Iraivan Movie Cast & Crew
Man is the most dangerous animal of all. These are not my words. These are the words that open this thriller, which features Jayam Ravi and Nayanthara as Arjun and Priya. He is a cop. She is a cop's sister. (Narain plays her brother, Andrew.) Arjun is impatient and believes in encounter killings, saying that he cannot wait for God to deliver justice. Priya is waiting for him to realise that, despite these rules he lives his life by, he can still get married. I liked one line that Andrew says to Arjun, that death never comes to people who say they are not afraid to die. It comes to people around them. Otherwise, this is not a film where the actors are required to give much of a performance. The direction is loud and simplistic. The events are random. If Arjun is going to continue with the investigation, why have him resign and turn in his gun? Nothing makes sense. If Arjun is stepping away to open a coffee shop, then it would be nice to show him getting pulled back in. But that, I guess, would require too much thinking, too much writing.
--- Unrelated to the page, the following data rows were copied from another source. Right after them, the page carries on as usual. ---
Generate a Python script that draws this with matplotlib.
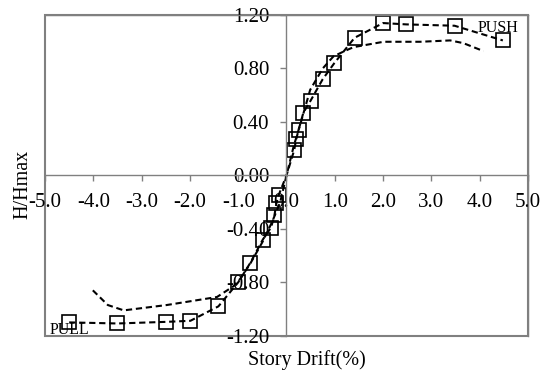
import matplotlib.pyplot as plt
from matplotlib.patches import Rectangle

# envelope with markers (pull side then push side)
drift_env = [-4.50, -3.50, -2.50, -1.99, -1.41, -1.00, -0.75, -0.49, -0.32, -0.25, -0.21, -0.165,
             0.0, 0.16, 0.20, 0.25, 0.35, 0.50, 0.75, 0.99, 1.41, 2.00, 2.48, 3.48, 4.48]
ratio_env = [-1.10, -1.108, -1.096, -1.088, -0.98, -0.80, -0.655, -0.48, -0.39, -0.30, -0.21, -0.15,
             0.0, 0.19, 0.27, 0.34, 0.47, 0.56, 0.72, 0.84, 1.03, 1.14, 1.13, 1.12, 1.01]

# second curve, no markers
drift_b = [-4.01, -3.70, -3.37, -2.48, -1.44, -1.10, -0.95, -0.75, -0.50, -0.30, -0.13, 0.0,
           0.15, 0.30, 0.49, 0.75, 0.97, 1.20, 1.39, 2.01, 2.77, 3.39, 3.66, 4.08]
ratio_b = [-0.86, -0.97, -1.01, -0.97, -0.91, -0.83, -0.77, -0.66, -0.50, -0.35, -0.20, 0.0,
           0.22, 0.40, 0.64, 0.80, 0.89, 0.93, 0.96, 1.00, 1.00, 1.01, 0.99, 0.93]

xticks = [-5, -4, -3, -2, -1, 0, 1, 2, 3, 4, 5]
yticks = [-1.2, -0.8, -0.4, 0.0, 0.4, 0.8, 1.2]

plt.rcParams['font.family'] = ['Liberation Serif', 'DejaVu Serif']

fig = plt.figure(figsize=(5.51, 3.76), dpi=100)
ax = fig.add_axes([0.0817, 0.107, 0.8765, 0.853])

grey = '#808080'
marks = [i for i in range(len(drift_env)) if drift_env[i] != 0.0]
ax.plot(drift_b, ratio_b, color='black', lw=1.5, ls=(0, (3, 1.8)))
ax.plot(drift_env, ratio_env, color='black', lw=1.5, ls=(0, (3, 1.8)),
        marker='s', ms=9.5, mfc='none', mec='black', mew=1.2, markevery=marks)

ax.set_xlim(-5, 5)
ax.set_ylim(-1.2, 1.2)
ax.spines['left'].set_position('zero')
ax.spines['bottom'].set_position('zero')
for s in ax.spines.values():
    s.set_color(grey)
    s.set_linewidth(1.0)
ax.add_patch(Rectangle((0, 0), 1, 1, transform=ax.transAxes, fill=False,
                       edgecolor=grey, lw=1.5, clip_on=False))

ax.set_xticks(xticks)
ax.set_xticklabels(['%.1f' % v for v in xticks])
ax.set_yticks(yticks)
ax.set_yticklabels(['%.2f' % v for v in yticks])
ax.tick_params(axis='both', direction='out', color=grey, length=4.5, width=1.0, labelsize=15)
ax.tick_params(axis='x', pad=8)
ax.tick_params(axis='y', pad=8)

ax.text(4.37, 1.105, 'PUSH', fontsize=11.5, ha='center', va='center')
ax.text(-4.5, -1.16, 'PULL', fontsize=11.5, ha='center', va='center')

fig.text(307 / 551, 1 - 360 / 376, 'Story Drift(%)', fontsize=14.5, ha='center', va='center')
fig.text(23 / 551, 1 - 184 / 376, 'H/Hmax', fontsize=14.5, ha='center', va='center', rotation=90)

fig.savefig('out.png', dpi=100)
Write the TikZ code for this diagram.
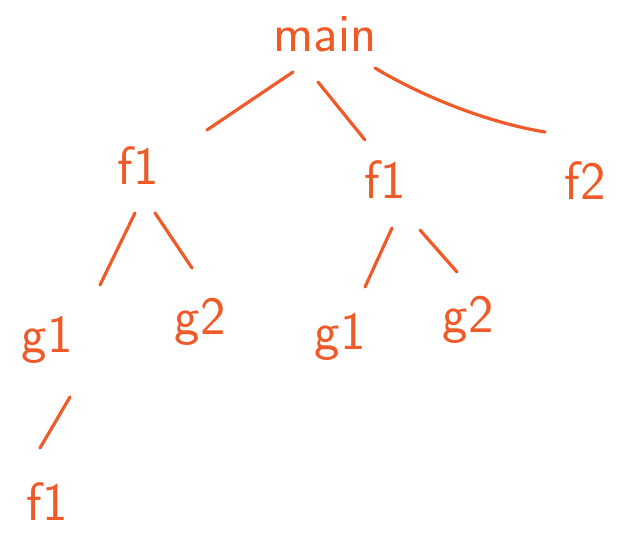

And into these lives, a serial killer arrives. He calls himself Bramma, after the Creator in Hindu mythology. I wondered why he did not call himself Shiva. He is, after all, the Destroyer. This guy targets very young females, and this gives the director the opportunity to stage a series of very sensationalistic frames of nude and brutalised women. How many scenes do we need of the victims spread out in various poses? How many scenes do we need of parents weeping over videos of their dying daughters? What are the voices the killer says he keeps hearing? Why keep introducing young women so obviously, so the audience is already prepared that they are going to get abducted? And why on earth does Arjun keep screaming the name of the girl as he runs around trying to save her? Does he not know the killer could be around and realise that Arjun is approaching?
Questions, questions are all we are left with. The one thing that works is that the Jayam Ravi and Nayanthara characters do not have a love angle. She wants to be there for him, but he is afraid that his job and his enemies will make her life dangerous. So there's an off-on quality to their relationship. Like everything else in the film, this is sketchy – but at least, we are spared random love moments in the midst of a gruesome thriller. But everything else is super-generic. It's as though they thought we have seen these scenarios anyway, so why bother to flesh these people out. But fleshing out is what will make this serial-killer thriller different from a Ratchasan or a Por Thozhil. The overall arc may be the same, but it's the specifics that make the movie. Iraivan is all one-line and no follow-through.
Hereon, you are going to find spoilers, so read with caution…
Rahul Bose plays the villain, and his role is underwritten to the point of being comical. Like the serial killer in Michael Mann's Manhunter, our man gouges out the eyes of his victims. But there has to be a twisted reason for this MO, something that explains the reason for this particular method of killing, and that's missing. Again, chalk it up to the (lack of) writing. Another point that feels really odd is when one victim is described as a nymphomaniac. She may well be one, but what has that got to do with the story? Does her nature change the killer? Or is this just some male fantasy being played out? Even when Arjun says there is a second killer, you wonder how he knows. Again, these contrivances are not fleshed out, and things just seem to be happening because the writer-director wants them to and not because the character instigates these thoughts/actions.
And then, we get this copycat killer, whose motivations seem even worse. When he says he wants to embrace Arjun, you not only know what he is going to say, you also can guess the camera angles, the staging. Iraivan keeps throwing new things (like a soft porn theatre) and new people into the mix – I guess the idea is that we will remain unsettled, that we will stay pleasantly confused about the who and the why. But this is a case where we are clear and it's the writing that's confused. A plot point about a mosquito bat wants to sound philosophical. It sounds painfully half-baked. The director wants every point to have dramatic punch, but there is no build up to the scene where, say, Andrew dies. He's the hero's best friend. He's the heroine's brother. We need this moment to explode. But though we see drama on screen, we don't feel it. That can be said about most of Iraivan.